En este número se incluyen una serie de artículos bajo la palabra ‘Naufragios’, que explican -en algunos casos de manera bella y cruda a la vez- el naufragio de la sociedad en la que vivimos. Un especial sobre García Lorca, incluyendo todas las apariciones en la revista de artículos sobre el tema. Una amplia serie de reportajes sobre el estado del teatro gallego, salas, grupos, incluyendo -sorpresa agradable- un apartado de narración oral. También uno más breve sobre el teatro en Colombia.
Como es habitual se incluyen tres textos teatrales. Moje holka, moje holka de Itziar Pascual y Amaranta Osorio, premio Jesús Domínguez y que se basa libremente en la historia de Vava Schoenova, y que son dos monólogos entre una mujer histórica y una moderna. Personalmente me ha resultado excesivamente plano y obvio, aunque contiene algún momento tierno.
También Lorcas, de Guillermo Heras, donde tres actores que hacen de Lorcas dialogan con ellos mismos. Tampoco ha acabado de convencerme. Finalmente Lorca al vacío de María Velasco, que sin llegar a maravillarme por lo menos tiene momentos muy buenos de lenguaje teatral.
La revista siempre es recomendable.
Nunca sabremos realmente dónde está ítaca. Y eso, lejos de desasosegarnos, debería de ser un alivio. Tendría que resultar tranquilizador contar con -al menos-una certeza, la de que hay lugares que nunca alcanzaremos y que, sin embargo, seguirán siendo nuestro refugio.
Porque la esperanza de conquistar esa isla nos permite continuar navegando, a pesar de que el mar esté lleno de esos lestrigones y cíclopes que amenazaban a Odiseo y que Kavafis nos pedía que no temiésemos. Criaturas mitológicas que, en su versión contemporánea, han cambiado las formas, no su voracidad. Y es fácil ceder al miedo y dejarse llevar por el derrotismo cuando somos conscientes de su proximidad, incluso resulta cómodo asentir ante ese «cualquier tiempo pasado fue mejor» que ningún viajero debería pronunciar jamás. Porque el viaje carece de sentido si no se cree en la posibilidad de arribar a algún lugar donde ser aún más libres. Y, quién sabe, tal vez algo mejores.
1.
Sombra de Lorca.- Señoras y señores, no voy a levantar el telón para alegrar al público Ni mucho menos a declamar el primer monólogo de la Comedia sin título. Juan Diego Boto lo hacía en esa película sobre la guerra de Irak, pero no poseo el acento ni el sex-appeal argentinos. Yo vengo para pedir perdón, en nombre de la compañía, por todo cuanto aquí va a suceder. Au-to-jus-ti-fi-car-nos. Al fin y al cabo, un teatro y un cine son simplemente lugares climatizados. Yo he visto a indigentes pagar su entrada a los Cines Doré para dormir la siesta al calor. Mejor dormirla, si no con un cuerpo al lado, con el rumor de una película muda y la caricia de un piano.

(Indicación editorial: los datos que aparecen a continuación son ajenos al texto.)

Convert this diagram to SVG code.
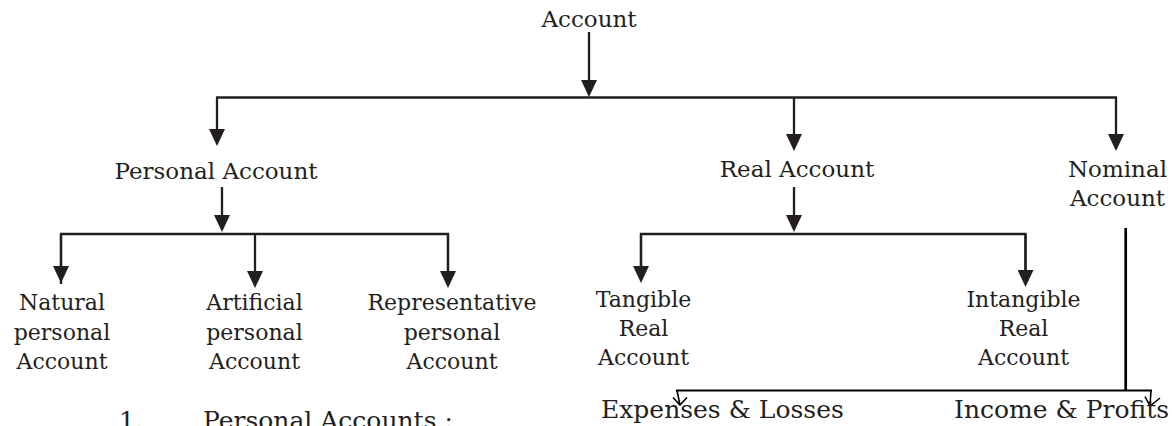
<svg xmlns="http://www.w3.org/2000/svg" width="1172" height="426" viewBox="0 0 1172 426">
<style>
  text { font-family: "DejaVu Serif", "Liberation Serif", serif; fill: #231f20; }
  .l1 { font-size: 23px; text-anchor: middle; }
  .l2 { font-size: 22px; text-anchor: middle; }
  .l3 { font-size: 25px; }
  .ln { stroke: #231f20; stroke-width: 2.3; fill: none; }
  .ar { stroke: #231f20; stroke-width: 2.3; fill: none; marker-end: url(#ah); }
  .open { stroke: #000; stroke-width: 1.6; fill: none; }
</style>
<defs>
  <marker id="ah" viewBox="0 0 17 16" refX="7" refY="8" markerWidth="17" markerHeight="16" markerUnits="userSpaceOnUse" orient="auto">
    <path d="M0,0 L17,8 L0,16 Z" fill="#231f20"/>
  </marker>
</defs>
<rect width="1172" height="426" fill="#fff"/>

<g id="connectors">
  <line class="ar" x1="589" y1="32" x2="589" y2="87"/>
  <line class="ln" x1="216" y1="97.5" x2="1117" y2="97.5"/>
  <polyline class="ar" points="217,97.5 217,136"/>
  <line class="ar" x1="794" y1="97.5" x2="794" y2="141"/>
  <polyline class="ar" points="1116,97.5 1116,141"/>

  <line class="ar" x1="222" y1="187" x2="222" y2="222"/>
  <polyline class="ln" points="61,284 61,234 448,234 448,278"/>
  <line class="ar" x1="61" y1="234" x2="61" y2="273"/>
  <line class="ar" x1="255" y1="234" x2="255" y2="278"/>
  <line class="ar" x1="448" y1="234" x2="448" y2="278"/>

  <line class="ar" x1="794" y1="187" x2="794" y2="222"/>
  <polyline class="ln" points="641,270 641,234 1025.5,234 1025.5,270"/>
  <line class="ar" x1="641" y1="234" x2="641" y2="273"/>
  <line class="ar" x1="1025.5" y1="234" x2="1025.5" y2="277"/>

  <line x1="1125.7" y1="228" x2="1125.7" y2="390.5" stroke="#000" stroke-width="2.7"/>
  <line x1="676" y1="390.5" x2="1152" y2="390.5" stroke="#000" stroke-width="2"/>
  <path class="open" d="M677,390.5 L680,405 M673,397.5 L680,405 L687,397.5"/>
  <path class="open" d="M1151,390.5 L1150,406 M1145,396.5 L1150,406 L1160,398"/>
</g>

<g id="node-account"><text class="l1" x="589" y="27">Account</text></g>
<g id="node-personal"><text class="l1" x="216" y="179">Personal Account</text></g>
<g id="node-real"><text class="l1" x="797" y="177">Real Account</text></g>
<g id="node-nominal"><text class="l1" x="1117.5" y="177">Nominal</text><text class="l1" x="1117.5" y="206">Account</text></g>

<g id="node-natural"><text class="l2" x="62" y="310">Natural</text><text class="l2" x="62" y="339.5">personal</text><text class="l2" x="62" y="369">Account</text></g>
<g id="node-artificial"><text class="l2" x="254.5" y="310">Artificial</text><text class="l2" x="254.5" y="339.5">personal</text><text class="l2" x="254.5" y="369">Account</text></g>
<g id="node-representative"><text class="l2" x="452" y="310">Representative</text><text class="l2" x="452" y="339.5">personal</text><text class="l2" x="452" y="369">Account</text></g>

<g id="node-tangible"><text class="l2" x="643.5" y="307">Tangible</text><text class="l2" x="643.5" y="336">Real</text><text class="l2" x="643.5" y="365">Account</text></g>
<g id="node-intangible"><text class="l2" x="1023.5" y="307">Intangible</text><text class="l2" x="1023.5" y="336">Real</text><text class="l2" x="1023.5" y="365">Account</text></g>

<g id="node-expenses"><text class="l3" x="601" y="418">Expenses &amp; Losses</text></g>
<g id="node-income"><text class="l3" x="954" y="418">Income &amp; Profits</text></g>

<g id="caption"><text class="l3" x="119" y="429">1.</text><text class="l3" x="203" y="429">Personal Accounts :</text></g>
</svg>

Las colas de la taquilla abultaban como las de un comedor social: los desposeídos comiendo medio libro y leyendo un pan.
No obstante, no disculpo al autor ni eximo a los cómicos de su responsabilidad. ¡Dios me libre! El deber de un autor, de un poeta, es decir «¡Oh qué hermosas margaritas!» aun cuando le disparan dos balas en el culo, «¡por marica!» y sonreír en todas y cada una de las firmas de libros. No me vale un justificante de mamá ni del médico familiar: «Mi hijo no puede hacer la gimnasia, que tiene un soplo al corazón».